The Burns replica socks on our demonstration table have been attracting a lot of attention lately. Two volunteers in the group created them – one spun the green and buff wool and one knitted them.

They imitate the socks belonging to Robert Burns that are displayed in the museum. They’re size 9, darned and the darn is even darned, several times over. 

 An American lady and four ladies from Larkhall Women’s Guild had a lively conversation about darning techniques using a “mushroom”.  One lady showed over her hand how the wool had to make a grid one way and then the wool was woven in and out at right angles. Some mushrooms had a cavity in the “stalk” to keep the darning needle safe and always at hand.

      ”The mother, wi’ her needle and her sheers,

       Gars auld claes look amaist as weel’s the new.”

                                    The Cotter’s Saturday Night

Another example of how Robert Burns still creates bonding across continents!

10 May 2024

A young woman from  Northern Ireland was telling us about her granny’s spinning, a major activity that dominated the household for months.

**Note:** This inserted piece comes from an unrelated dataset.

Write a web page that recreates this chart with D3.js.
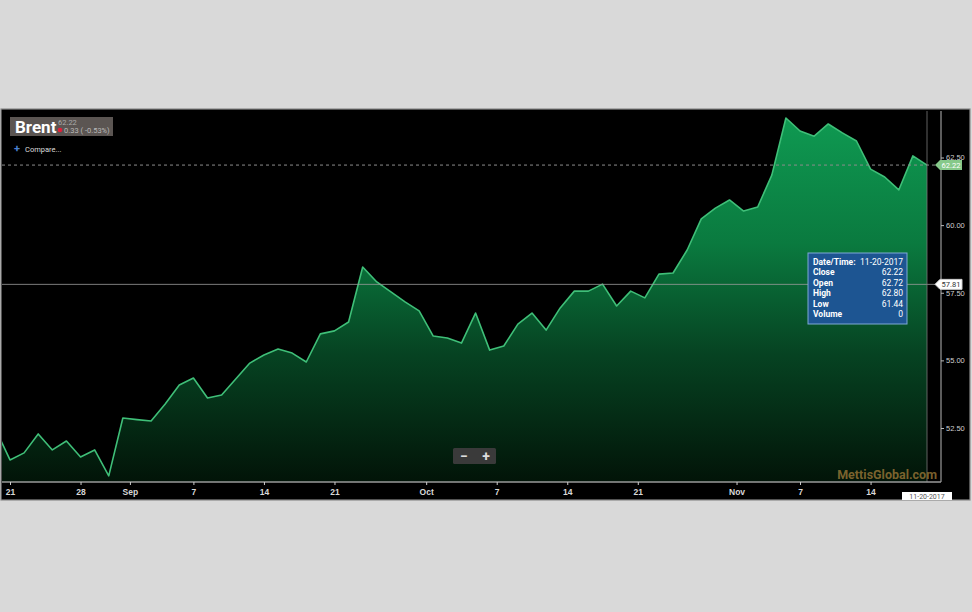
<!DOCTYPE html>
<html><head><meta charset="utf-8">
<script src="https://cdnjs.cloudflare.com/ajax/libs/d3/7.8.5/d3.min.js"></script>
<style>
html,body{margin:0;padding:0;background:#d9d9d9;}
svg{display:block;font-family:Roboto,"Liberation Sans",Arial,sans-serif;}
</style></head>
<body>
<svg id="chart" width="972" height="612"></svg>
<script>
// ---- data ----
const dates = ["2017-08-18","2017-08-21","2017-08-22","2017-08-23","2017-08-24","2017-08-25","2017-08-28","2017-08-29","2017-08-30","2017-08-31",
"2017-09-01","2017-09-04","2017-09-05","2017-09-06","2017-09-07","2017-09-08","2017-09-11","2017-09-12","2017-09-13","2017-09-14","2017-09-15",
"2017-09-18","2017-09-19","2017-09-20","2017-09-21","2017-09-22","2017-09-25","2017-09-26","2017-09-27","2017-09-28","2017-09-29",
"2017-10-02","2017-10-03","2017-10-04","2017-10-05","2017-10-06","2017-10-09","2017-10-10","2017-10-11","2017-10-12","2017-10-13",
"2017-10-16","2017-10-17","2017-10-18","2017-10-19","2017-10-20","2017-10-23","2017-10-24","2017-10-25","2017-10-26","2017-10-27",
"2017-10-30","2017-10-31","2017-11-01","2017-11-02","2017-11-03","2017-11-06","2017-11-07","2017-11-08","2017-11-09","2017-11-10",
"2017-11-13","2017-11-14","2017-11-15","2017-11-16","2017-11-17","2017-11-20"];
const closes = [52.43,51.32,51.58,52.28,51.69,52.02,51.43,51.69,50.73,52.87,
52.81,52.76,53.39,54.09,54.35,53.61,53.72,54.31,54.90,55.20,55.42,
55.27,54.94,55.98,56.09,56.42,58.45,57.90,57.53,57.16,56.83,
55.90,55.83,55.64,56.75,55.38,55.53,56.34,56.75,56.12,56.94,
57.56,57.56,57.82,57.01,57.56,57.31,58.19,58.23,59.08,60.23,
60.63,60.93,60.52,60.67,61.85,63.96,63.48,63.29,63.74,63.41,
63.11,62.07,61.78,61.30,62.56,62.22];
const firstVisible = "2017-08-21";
const yTicks = [52.5,55,57.5,60,62.5];
const xTickLabels = ["21","28","Sep","7","14","21","Oct","7","14","21","Nov","7","14"];
const xTickDates = ["2017-08-21","2017-08-28","2017-09-01","2017-09-07","2017-09-14","2017-09-21","2017-10-01","2017-10-07","2017-10-14","2017-10-21","2017-11-01","2017-11-07","2017-11-14"];
const monthTicks = ["Sep","Oct","Nov"];
const symbol = "Brent";
const lastPrice = 62.22;
const change = "0.33 ( -0.53%)";
const crossValue = 57.81;
const tipLabels = ["Date/Time:","Close","Open","High","Low","Volume"];
const tipValues = ["11-20-2017","62.22","62.72","62.80","61.44","0"];
const crossDate = "11-20-2017";

// ---- layout ----
const svg = d3.select("#chart");
const frame = {x:2, y:110, w:968, h:390};
const plot = {l:2, r:941, t:111, b:482};
const off = dates.indexOf(firstVisible);
const data = dates.map((d,i)=>({i:i-off, d:d, v:closes[i]}));
const lastIdx = data[data.length-1].i;

const x = d3.scaleLinear().domain([0,lastIdx]).range([10,927]);
const y = d3.scaleLinear().domain([52.5,62.5]).range([428,157.5]);

// frame
svg.append("rect").attr("x",frame.x-1).attr("y",frame.y-1).attr("width",frame.w+1).attr("height",frame.h+1)
  .attr("fill","#000").attr("stroke","#8a8a8a").attr("stroke-width",1.2);

const defs = svg.append("defs");
const grad = defs.append("linearGradient").attr("id","g").attr("gradientUnits","userSpaceOnUse")
  .attr("x1",0).attr("x2",0).attr("y1",115).attr("y2",plot.b);
[[0,"#0f9a52"],[0.35,"#0a7a3f"],[0.65,"#064322"],[1,"#021408"]].forEach(s=>grad.append("stop").attr("offset",s[0]).attr("stop-color",s[1]));
defs.append("clipPath").attr("id","clip").append("rect").attr("x",plot.l).attr("y",plot.t).attr("width",plot.r-plot.l).attr("height",plot.b-plot.t);

const g = svg.append("g").attr("clip-path","url(#clip)");
g.append("path").datum(data).attr("fill","url(#g)")
  .attr("d", d3.area().x(d=>x(d.i)).y0(plot.b).y1(d=>y(d.v)));
g.append("path").datum(data).attr("fill","none").attr("stroke","#3fbf78").attr("stroke-width",1.6).attr("stroke-linejoin","round")
  .attr("d", d3.line().x(d=>x(d.i)).y(d=>y(d.v)));

// last price dashed line
svg.append("line").attr("x1",plot.l).attr("x2",plot.r-5).attr("y1",y(lastPrice)).attr("y2",y(lastPrice))
  .attr("stroke","#8c8c8c").attr("stroke-width",1).attr("stroke-dasharray","3,3");
// crosshair
svg.append("line").attr("x1",plot.l).attr("x2",plot.r-5).attr("y1",y(crossValue)).attr("y2",y(crossValue))
  .attr("stroke","#9a9a9a").attr("stroke-width",0.8);
svg.append("line").attr("x1",x(lastIdx)).attr("x2",x(lastIdx)).attr("y1",plot.t).attr("y2",plot.b)
  .attr("stroke","#7a7a7a").attr("stroke-width",0.8);

// plot border lines
svg.append("line").attr("x1",plot.l).attr("x2",plot.r).attr("y1",plot.b).attr("y2",plot.b).attr("stroke","#9a9a9a").attr("stroke-width",1.5);
svg.append("line").attr("x1",plot.r).attr("x2",plot.r).attr("y1",plot.t).attr("y2",plot.b).attr("stroke","#9a9a9a").attr("stroke-width",1.2);

// y axis
const ya = svg.append("g").attr("transform",`translate(${plot.r},0)`)
  .call(d3.axisRight(y).tickValues(yTicks).tickFormat(d3.format(".2f")).tickSize(3).tickPadding(2));
ya.select(".domain").remove();
ya.selectAll(".tick line").attr("stroke","#bbb");
ya.selectAll(".tick text").attr("fill","#cfcfcf").attr("font-size",7.5);

// x axis: tick positions derived from trading-day index
function tickPos(dateStr,label){
  let k = data.findIndex(d=>d.d>=dateStr);
  const exact = data[k].d===dateStr && monthTicks.indexOf(label)<0;
  return exact ? data[k].i : data[k].i-0.5;
}
const xTickVals = xTickDates.map((d,j)=>tickPos(d,xTickLabels[j]));
const xa = svg.append("g").attr("transform",`translate(0,${plot.b})`)
  .call(d3.axisBottom(x).tickValues(xTickVals).tickFormat((d,j)=>xTickLabels[j]).tickSize(3).tickPadding(4));
xa.select(".domain").remove();
xa.selectAll(".tick line").attr("stroke","#ccc");
xa.selectAll(".tick text").attr("fill","#d8d8d8").attr("font-size",8.5).attr("font-weight","bold");

// right price labels
function priceTag(val,fill,txt){
  const yy=y(val);
  const gg=svg.append("g");
  gg.append("path").attr("d",`M${plot.r-6},${yy} L${plot.r-1},${yy-5} L${plot.r+21},${yy-5} L${plot.r+21},${yy+5} L${plot.r-1},${yy+5} Z`)
    .attr("fill",fill).attr("stroke",fill==="#fff"?"#ccc":"none");
  gg.append("text").attr("x",plot.r+10).attr("y",yy+2.8).attr("text-anchor","middle").attr("font-size",7.5).attr("fill",txt).text(d3.format(".2f")(val));
}
priceTag(lastPrice,"#86c98a","#fff");
priceTag(crossValue,"#fff","#333");

// bottom date box
svg.append("rect").attr("x",x(lastIdx)-25).attr("y",492).attr("width",50).attr("height",8).attr("fill","#fff");
svg.append("text").attr("x",x(lastIdx)).attr("y",498.5).attr("text-anchor","middle").attr("font-size",7).attr("fill","#555").text(crossDate);

// legend
svg.append("rect").attr("x",10).attr("y",117).attr("width",103).attr("height",19).attr("fill","#5b5552");
svg.append("text").attr("x",15).attr("y",133).attr("font-size",17).attr("font-weight","bold").attr("fill","#fff").text(symbol);
svg.append("text").attr("x",58).attr("y",124.5).attr("font-size",7.5).attr("fill","#aaa").text(d3.format(".2f")(lastPrice));
svg.append("circle").attr("cx",60).attr("cy",130).attr("r",2.3).attr("fill","#e0203a");
svg.append("text").attr("x",64).attr("y",133).attr("font-size",7.5).attr("fill","#bbb").text(change);
svg.append("text").attr("x",14).attr("y",152).attr("font-size",11).attr("font-weight","bold").attr("fill","#4a7fd0").text("+");
svg.append("text").attr("x",25).attr("y",151.5).attr("font-size",7.5).attr("fill","#ddd").text("Compare...");

// tooltip
svg.append("rect").attr("x",808).attr("y",253).attr("width",99).attr("height",71).attr("fill","#1d5592").attr("stroke","#7fa9d6").attr("stroke-width",1);
tipLabels.forEach((t,j)=>{
  const yy = 264.5 + j*10.5;
  svg.append("text").attr("x",813).attr("y",yy).attr("font-size",8.5).attr("font-weight","bold").attr("fill","#fff").text(t);
  svg.append("text").attr("x",903).attr("y",yy).attr("text-anchor","end").attr("font-size",8.5).attr("fill","#fff").text(tipValues[j]);
});

// zoom buttons
svg.append("rect").attr("x",453).attr("y",448).attr("width",43).attr("height",16).attr("rx",1.5).attr("fill","#3a3a3a");
svg.append("text").attr("x",464).attr("y",461).attr("text-anchor","middle").attr("font-size",14).attr("font-weight","bold").attr("fill","#ddd").text("−");
svg.append("text").attr("x",486).attr("y",461).attr("text-anchor","middle").attr("font-size",14).attr("font-weight","bold").attr("fill","#ddd").text("+");

// watermark
svg.append("text").attr("x",937).attr("y",479).attr("text-anchor","end").attr("font-size",12.5).attr("font-weight","bold").attr("fill","#8a6d33").attr("fill-opacity",0.9).text("MettisGlobal.com");
</script>
</body></html>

It all started with the grandpa shearing the sheep. Next, the children (the woman and her brother) would be sent out with scissors, a pair of gloves each and a basket. Their instructions were to cut nettles right down at the root and bring them home to be used for dyeing the wool.  Wool and nettles were then boiled together in a big pot. Next day it was put into a shed for a week. Once Granny had spun all her wool she would set about the mammoth task of knitting blankets! 

Come and see our Dyer-in-Chief’s display board. Here’s the result of her experiment with nettles (though she didn’t leave her pot in a shed for a week). We’re in the Temporary Gallery at Robert Burns Birthplace Museum, Murdoch’s Lone, Alloway every Thursday from 11am till 1pm.  

April 2024

The biggest recorded number of visitors, 47, dropped in on the Spinning Group this week.  We were kept busy showing the work that Agnes Burn, Robert Burns’ mother, would have done in  the cottage when he was a boy.

Many of the visitors were American and one lady from Louisiana told us that she had in her family a pair of carders dating back to her Grandaddy’s time when he was a cotton farmer.